Por isso a gente vibra com os Sinais dos Tempos que nos falam não apenas nem necessariamente de Deus, mas também do Homem e das suas esperanças – que “a glória de Deus é o Homem vivo” (Stº Ireneu, séc. II) -, sinais positivos e negativos do Homem e da Humanidade, sinais da presença e da ausência de Deus.
O Advento é o Tempo que nos espicaça a Esperança, aguça a perspetiva e ajuda a saborear a Vida, que é tarefa e alegria rumo ao Reino de Deus. “Per visibilia ad invisibilia”, parafraseando Paulo aos Romanos, através das coisas visíveis chegamos às invisíveis (Rm 1,20), por visíveis aqui entendendo:
“Todos estes bens da dignidade, da comunhão fraterna e da liberdade, frutos da natureza e do nosso trabalho, (que) depois de os termos difundido na terra, no Espírito do Senhor e segundo o seu mandamento, voltaremos de novo a encontrar, mas então purificados de qualquer mancha, iluminados e transfigurados, quando Cristo entregar ao Pai o reino eterno e universal, “reino de verdade e de vida, reino de santidade e de graça, reino de justiça, de amor e de paz”, Reino que está já misteriosamente presente, mas que atingirá a perfeição quando o Senhor vier” (GS, 39).
“Nada serve ao homem ganhar o mundo inteiro, se a si mesmo se vem a perder. A expectativa da nova terra não deve, porém, enfraquecer, mas antes ativar a solicitude em ordem a desenvolver esta terra, onde cresce o corpo da nova família humana, que já consegue apresentar uma certa prefiguração do mundo futuro.
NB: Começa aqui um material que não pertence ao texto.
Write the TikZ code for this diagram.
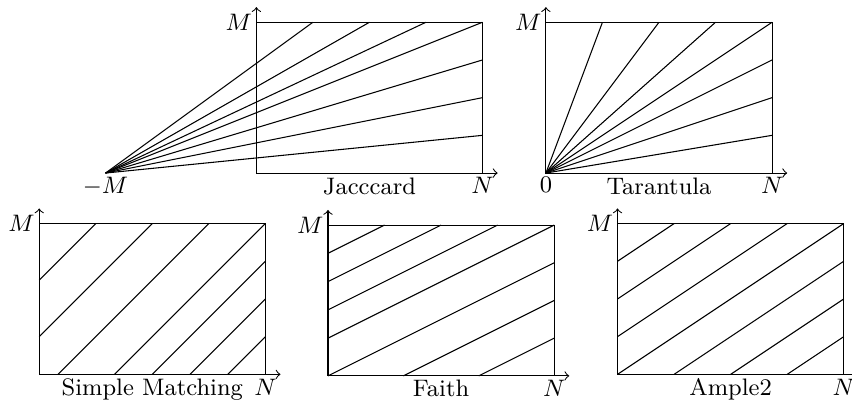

Por conseguinte, embora o progresso terreno se deva cuidadosamente distinguir do crescimento do Reino de Cristo, todavia, na medida em que pode contribuir para a melhor organização da sociedade humana, interessa muito ao Reino de Deus” (GS 39).
Não é verdade que também o que vivemos nos espicaça a Esperança que neste Advento especialmente celebramos?